Não chega a ser uma retalhação violenta a um ato molestador, mas, a direção sugestiva, elíptica e inteligente de Fennell, somada à atuação intensa e contundente de Mulligan fazem parecer, no início, que é: Cassie é elevada, na narrativa que a acompanha, a uma espécie de justiceira.

Notável é perceber a eficiência com que o filme estabelece essas características, sem maiores elementos e até mesmo sem mais informações que elucidem um certo mistério que cerca a protagonista –o do porque ela se comporta de tal forma.

Escrito com brilhantismo singular, o roteiro sabe o momento certo para omitir e para fornecer informações ao público, na medida em que isso ajuda a revitalizar o suspense.

A manutenção desse hábito parece roubar a capacidade de interação social de Cassie –como bem percebem seus preocupados pais, vividos por Jennifer Coolidge (de “Napoleão Dynamite”) e Clancy Brown (de “Highlander” e “Um Sonho de Liberdade”), talvez, os únicos personagens razoáveis em sua profundidade de todo o filme. Tudo parece ter relação com um incidente do passado de Cassie, durante a faculdade, e que tem relação com sua melhor amiga, Nina –uma personagem nunca vista, mais essencial ao plot.

Quando Cassie se encontra com o jovem pediatra Ryan (Bo Burnham),  ela começa a trilhar dois caminhos bastante distintos, e que aparentemente a obrigarão, em algum momento, à uma escolha: De um lado, aceitar o relacionamento saudável e carinhoso que desenvolve com ele; e do outro, o estreitamento incontornável do momento em que sua tão alardeada vingança se sucederá contra o responsável por tudo o que aconteceu, o almofadinha Al Monroe (Chris Lowell, de “Histórias Cruzadas”).

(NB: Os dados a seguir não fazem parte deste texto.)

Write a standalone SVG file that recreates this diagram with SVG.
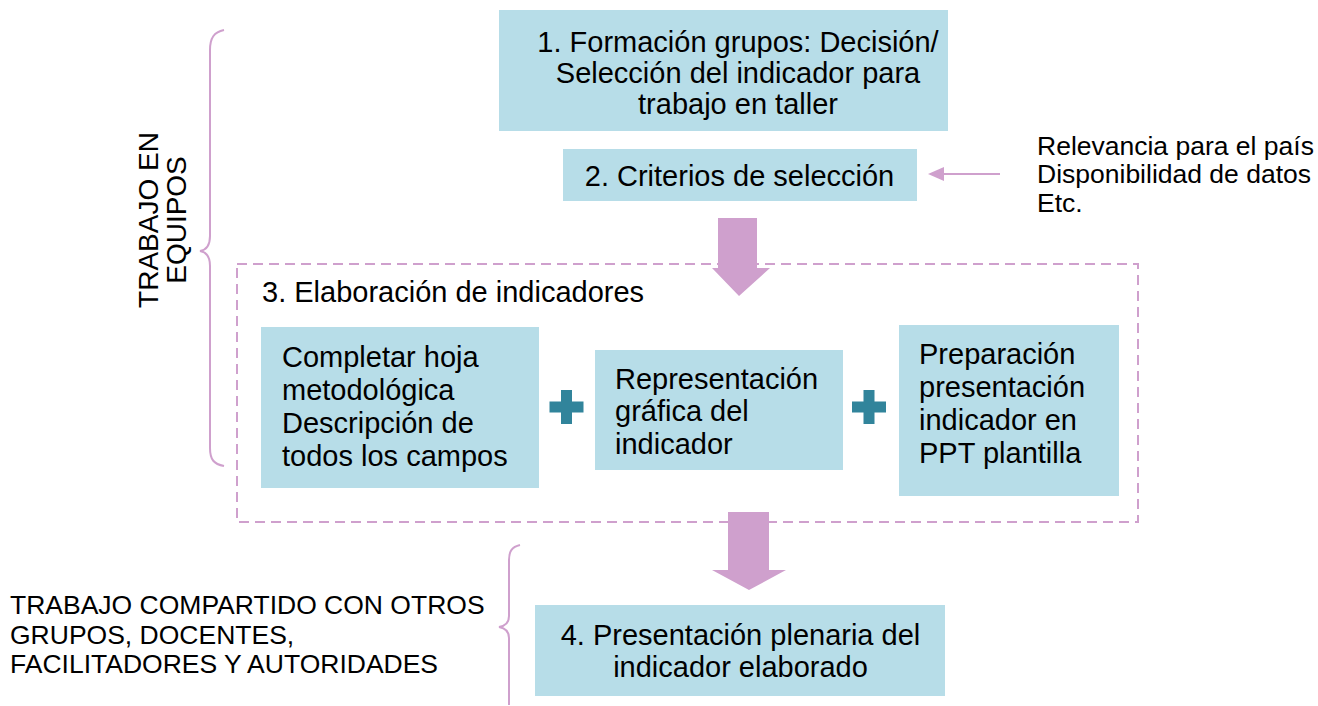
<svg xmlns="http://www.w3.org/2000/svg" width="1318" height="706" viewBox="0 0 1318 706">
<defs>
<style>
.box{fill:#b7dde8;stroke:none}
.t{font-family:"Liberation Sans",Arial,sans-serif;font-size:29px;fill:#000}
.s{font-family:"Liberation Sans",Arial,sans-serif;font-size:26.5px;fill:#000}
.r{font-family:"Liberation Sans",Arial,sans-serif;font-size:28px;fill:#000}
.pk{fill:#cfa0cd}
.brace{fill:none;stroke:#cfa0cd;stroke-width:2}
.plus{fill:#31849b}
</style>
</defs>
<rect width="1318" height="706" fill="#fff"/>
<g id="brace-equipos">
<path class="brace" d="M224,30 C214,32 210,38 210,50 L210,236 C210,246 206,250 200,251 C206,252 210,256 210,266 L210,448 C210,460 214,464 224,466"/>
<text class="r" transform="translate(158,220) rotate(-90)" text-anchor="middle">TRABAJO EN</text>
<text class="r" transform="translate(186,220) rotate(-90)" text-anchor="middle">EQUIPOS</text>
</g>
<g id="dashed-group">
<rect x="237" y="264" width="901" height="258" fill="none" stroke="#cfa0cd" stroke-width="2" stroke-dasharray="10,6"/>
<text class="t" x="262" y="302">3. Elaboración de indicadores</text>
</g>
<g id="connectors">
<line x1="1000" y1="174" x2="940" y2="174" stroke="#cfa0cd" stroke-width="2"/>
<polygon class="pk" points="928,174 944,167 944,181"/>
<polygon class="pk" points="718,218 757,218 757,268 770,268 739,296 712,268 718,268"/>
<polygon class="pk" points="728,512 769,512 769,570 786,570 749,590 712,570 728,570"/>
</g>
<g id="node1">
<rect class="box" x="499" y="10" width="449" height="121"/>
<text class="t" x="738" y="52" text-anchor="middle">1. Formación grupos: Decisión/</text>
<text class="t" x="738" y="83" text-anchor="middle">Selección del indicador para</text>
<text class="t" x="738" y="114" text-anchor="middle">trabajo en taller</text>
</g>
<g id="node2">
<rect class="box" x="563" y="149" width="354" height="52"/>
<text class="t" x="739.5" y="186" text-anchor="middle">2. Criterios de selección</text>
</g>
<g id="criteria">
<text class="s" x="1037" y="155">Relevancia para el país</text>
<text class="s" x="1037" y="183">Disponibilidad de datos</text>
<text class="s" x="1037" y="212">Etc.</text>
</g>
<g id="nodeA">
<rect class="box" x="261" y="327" width="278" height="161"/>
<text class="t" x="282" y="367">Completar hoja</text>
<text class="t" x="282" y="400">metodológica</text>
<text class="t" x="282" y="433">Descripción de</text>
<text class="t" x="282" y="466">todos los campos</text>
</g>
<g id="plus1">
<path class="plus" d="M561,390 h11 v11.5 h11.5 v11 h-11.5 v11.5 h-11 v-11.5 h-11.5 v-11 h11.5 z"/>
</g>
<g id="nodeB">
<rect class="box" x="595" y="350" width="248" height="120"/>
<text class="t" x="615" y="389">Representación</text>
<text class="t" x="615" y="421">gráfica del</text>
<text class="t" x="615" y="454">indicador</text>
</g>
<g id="plus2">
<path class="plus" d="M863.5,390 h11 v11.5 h11.5 v11 h-11.5 v11.5 h-11 v-11.5 h-11.5 v-11 h11.5 z"/>
</g>
<g id="nodeC">
<rect class="box" x="899" y="325" width="220" height="171"/>
<text class="t" x="919" y="364">Preparación</text>
<text class="t" x="919" y="397">presentación</text>
<text class="t" x="919" y="430">indicador en</text>
<text class="t" x="919" y="463">PPT plantilla</text>
</g>
<g id="brace-compartido">
<path class="brace" d="M520,545 C512,547 509,551 509,560 L509,616 C509,623 505,626 499,627 C505,628 509,631 509,638 L509,705"/>
<text class="s" x="10" y="614">TRABAJO COMPARTIDO CON OTROS</text>
<text class="s" x="10" y="644">GRUPOS, DOCENTES,</text>
<text class="s" x="10" y="673">FACILITADORES Y AUTORIDADES</text>
</g>
<g id="node4">
<rect class="box" x="535" y="605" width="410" height="91"/>
<text class="t" x="740.5" y="645" text-anchor="middle">4. Presentación plenaria del</text>
<text class="t" x="740.5" y="677" text-anchor="middle">indicador elaborado</text>
</g>
</svg>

Até mesmo nisso, porém,  o roteiro de Fennell subverte as certezas do público –na crença de que, ao estabelecer duas linhas de ação antagônicas, ela fará da opção entre uma ou outra a materialização da redenção da protagonista. Ledo engano, “Promising Young Woman” faz esses dois tópicos se complementarem com ainda novas e surpreendentes adições nas nebulosas informações que vinha fornecendo ao expectador.

Construído com economia de recursos factuais, mas, sem a menor economia de inteligência, o filme de Fennell cria sequências absolutamente geniais na forma intrincada, mas sempre inteligível, com que os estratagemas de Cassie transcorrem ao longo da trama. Exemplo disso –e possivelmente, a espinha dorsal de toda a história –são os quatro alvos da vingança que, à exemplo de “Kill Bill”, de Tarantino (quem sabe, uma referência) se sucedem de forma episódica: O primeiro, uma colega dos tempos de escola (Alisson Brie) destinada a pagar muito caro por sua conivência; o segundo, uma reitora (Connie Britton) cuja falta de empatia, Cassie vai tratar de (num plano brilhante) voltar contra ela própria; o terceiro, trata-se de um advogado (ponta soberba de Alfred Molina) corroído pela culpa: e o quarto... bem, o quarto alvo de Cassie, e os desdobramentos de sua vingança, representam uma das mais formidáveis guinadas do filme, quiçá de todo o ano de 2020!

É pena que, em sua excelência, “Promising Young Woman” não permite uma elucidação mais específica de suas qualidades: A construção e a execução de todas as facetas de sua premissa estão diretamente relacionadas às surpresas que efetivamente não devem ser reveladas para que a apreciação desta obra fenomenal não se comprometa.